Tesi etd-05222010-171909


Tipo di tesi
Tesi di dottorato di ricerca
Autore
MENEGHIN, MASSIMILIANO
Indirizzo email
themaxmail@gmail.com
URN
etd-05222010-171909
Titolo
An Optimization Theory for Structured Stencil-based Parallel Applications
Settore scientifico disciplinare
INF/01
Corso di studi
INFORMATICA
Relatori
tutor Prof. Vanneschi, Marco
Parole chiave
  • Stencil Transformations
  • Stencil Theory
  • Stencil Models
  • Data Parallelism
  • Stencil Optimizations
  • Stencil Based Applications
Data inizio appello
24/06/2010
Consultabilità
Completa
Riassunto
In this thesis, we introduce a new optimization theory for stencil-based applications which is centered both on a modification of the well known owner-computes rule and on base but powerful properties oftoroidal spaces. The proposed optimization techniques provide notable results in different computational aspects: from the reduction of communication overhead to the reduction of computation time, through the minimization of memory requirement without performance loss.
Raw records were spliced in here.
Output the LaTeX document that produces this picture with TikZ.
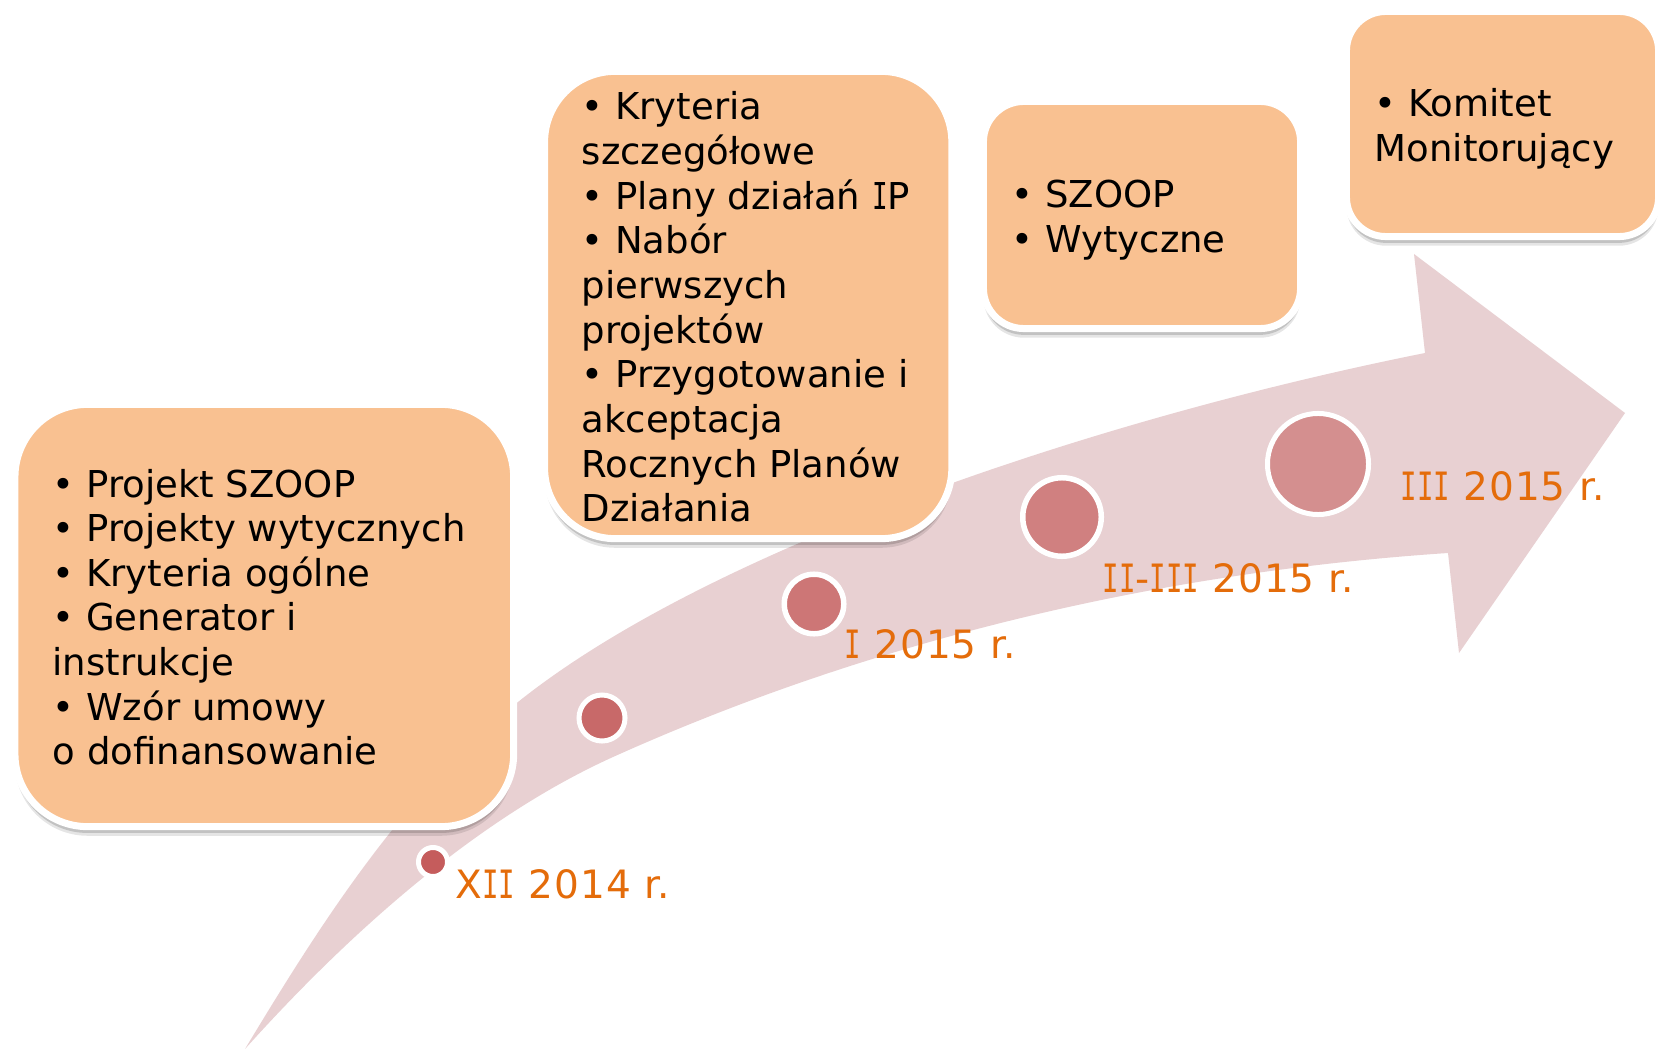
\documentclass[tikz,border=0pt]{standalone}
\usepackage{fontspec}
\setmainfont{DejaVu Sans}
\newfontfamily\labelfamily[LetterSpace=2.5]{DejaVu Sans}
\newfontfamily\monoIfont[FakeStretch=0.7]{DejaVu Sans Mono}
\newcommand{\sI}{{\monoIfont I}}
\usetikzlibrary{shadows}
\definecolor{arrowc}{RGB}{232,208,210}
\definecolor{boxor}{RGB}{249,193,145}
\definecolor{labor}{RGB}{228,108,10}
\definecolor{dotA}{RGB}{197,92,92}
\definecolor{dotB}{RGB}{200,105,105}
\definecolor{dotC}{RGB}{205,118,118}
\definecolor{dotD}{RGB}{208,128,128}
\definecolor{dotE}{RGB}{212,143,143}
\newcommand{\boxfont}{\fontsize{10.53}{12.7}\selectfont}
\newcommand{\labfont}{\labelfamily\fontsize{11.1}{13}\selectfont}
\begin{document}
\begin{tikzpicture}[x=0.01cm,y=-0.01cm,
  card/.style={rectangle, draw=white, line width=0.07cm, fill=boxor, inner sep=0pt,
    drop shadow={shadow xshift=0pt, shadow yshift=-2.6pt, opacity=0.10, fill=black},
    drop shadow={shadow xshift=0pt, shadow yshift=-1.8pt, opacity=0.15, fill=black}},
  cardtext/.style={anchor=base west, inner sep=0pt, text=black},
  dot/.style={circle, draw=white, inner sep=0pt},
  datelabel/.style={anchor=base west, inner sep=0pt, text=labor, font=\labfont}
]
\useasboundingbox (0,0) rectangle (1658,1049);
\fill[white] (0,0) rectangle (1658,1049);
\clip (0,0) rectangle (1658,1049);

% curved arrow
\fill[arrowc] (245,1049) .. controls (321,923) and (403,794) .. (518,702)
  .. controls (713,546) and (1107,416.5) .. (1425,353)
  -- (1414,254) -- (1625,413) -- (1459,653) -- (1448,553)
  .. controls (1162,572) and (875,639) .. (613,757)
  .. controls (478,818) and (350,932) .. (245,1049) -- cycle;

% milestones
\node[dot, fill=dotA, line width=0.05cm, minimum size=0.29cm] (d1) at (433,862) {};
\node[dot, fill=dotB, line width=0.05cm, minimum size=0.46cm] (d2) at (602,718) {};
\node[dot, fill=dotC, line width=0.055cm, minimum size=0.595cm] (d3) at (814,604) {};
\node[dot, fill=dotD, line width=0.055cm, minimum size=0.785cm] (d4) at (1062,517) {};
\node[dot, fill=dotE, line width=0.05cm, minimum size=1.01cm] (d5) at (1318,464) {};

% boxes
\node[card, minimum width=4.984cm, minimum height=4.22cm, rounded corners=0.725cm] (b1) at (264.3,615.5) {};
\node[card, minimum width=4.07cm, minimum height=4.67cm, rounded corners=0.705cm] (b2) at (748.2,305) {};
\node[card, minimum width=3.17cm, minimum height=2.27cm, rounded corners=0.405cm] (b3) at (1142,215) {};
\node[card, minimum width=3.12cm, minimum height=2.25cm, rounded corners=0.395cm] (b4) at (1502.5,124) {};

\node[cardtext] (t1) at (52,497) {\parbox[t]{5cm}{\boxfont
• Projekt SZOOP\\
• Projekty wytycznych\\
• Kryteria ogólne\\
• Generator i\\
instrukcje\\
• Wzór umowy\\
o dofinansowanie}};

\node[cardtext] (t2) at (581,120) {\parbox[t]{4.5cm}{\boxfont
• Kryteria\\
szczegółowe\\
• Plany działań \sI P\\
• Nabór\\
pierwszych\\
projektów\\
• Przygotowanie i\\
akceptacja\\
Rocznych Planów\\
Działania}};

\node[cardtext] (t3) at (1011,208) {\parbox[t]{3cm}{\boxfont
• SZOOP\\
• Wytyczne}};

\node[cardtext] (t4) at (1374,117) {\parbox[t]{3cm}{\boxfont
• Komitet\\
Monitorujący}};

% date labels
\node[datelabel] (l1) at (455,898) {X\sI\sI\ 2014 r.};
\node[datelabel] (l2) at (844,658) {\sI\ 2015 r.};
\node[datelabel] (l3) at (1102,592) {\sI\sI-\sI\sI\sI\ 2015 r.};
\node[datelabel] (l4) at (1400,500) {\sI\sI\sI\ 2015 r.};
\end{tikzpicture}
\end{document}
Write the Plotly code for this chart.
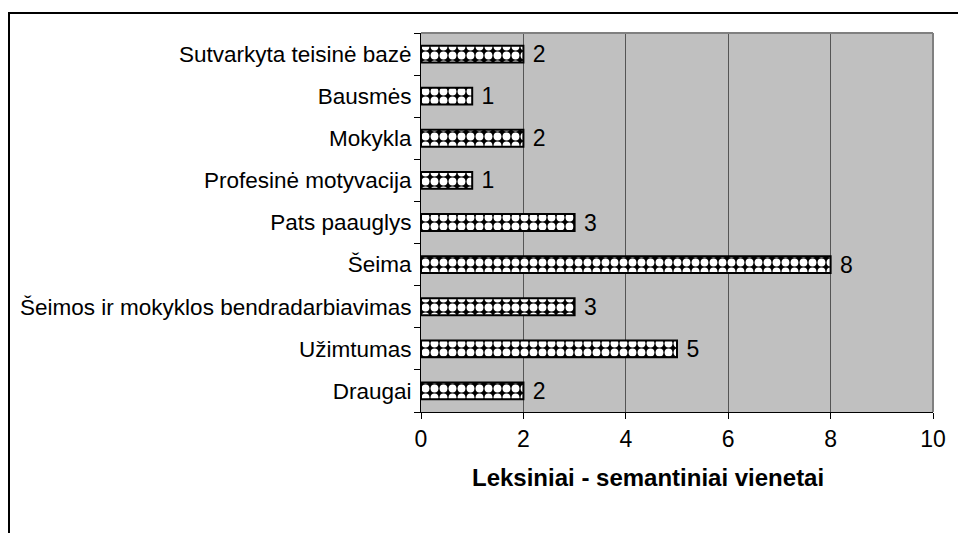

All classical optimization theory is based on defining transformations that can produce optimized programs which are computationally equivalent to the original ones. According to Kennedy, two programs are equivalent if, from the same input data, they produce identical output data.

As other proposed modifications to the owner-computes rule, we exploit stencil application feature of being characterized by a set of consecutive steps. For such configurations, it is possible to define specific two phase optimizations.

The first phase is characterized by the application of program
transformations which result in an efficient computation of an
output that be easily converted into the original one. In other words the transformed program defined by the first phase is not computational equivalent with respect to the original one.

The second phase converts the output of the previous phase back into the original one exploiting optimized technique in order to introduce the lowest additional overhead. The phase guarantees the computational equivalence of the approach.

Obviously, in order to define an interesting new optimization technique, we have to prove that the overall performance of the two phases sequence is greater than the one of the original program.

Exploiting a structured approach and studying this optimization theory on stencils featuring specific patterns of functional dependencies, we discover a set of novel transformations which result in significant optimizations.

Among the new transformations, the most notable one, which aims to reduce the number of communications necessary to implement a stencil-based application, turns out to be the best optimization technique amongst those cited in the literature.

All the improvements provided by transformations presented in this thesis have been both formally proved and experimentally tested on an heterogeneous set of architectures including clusters and different types of multi-cores.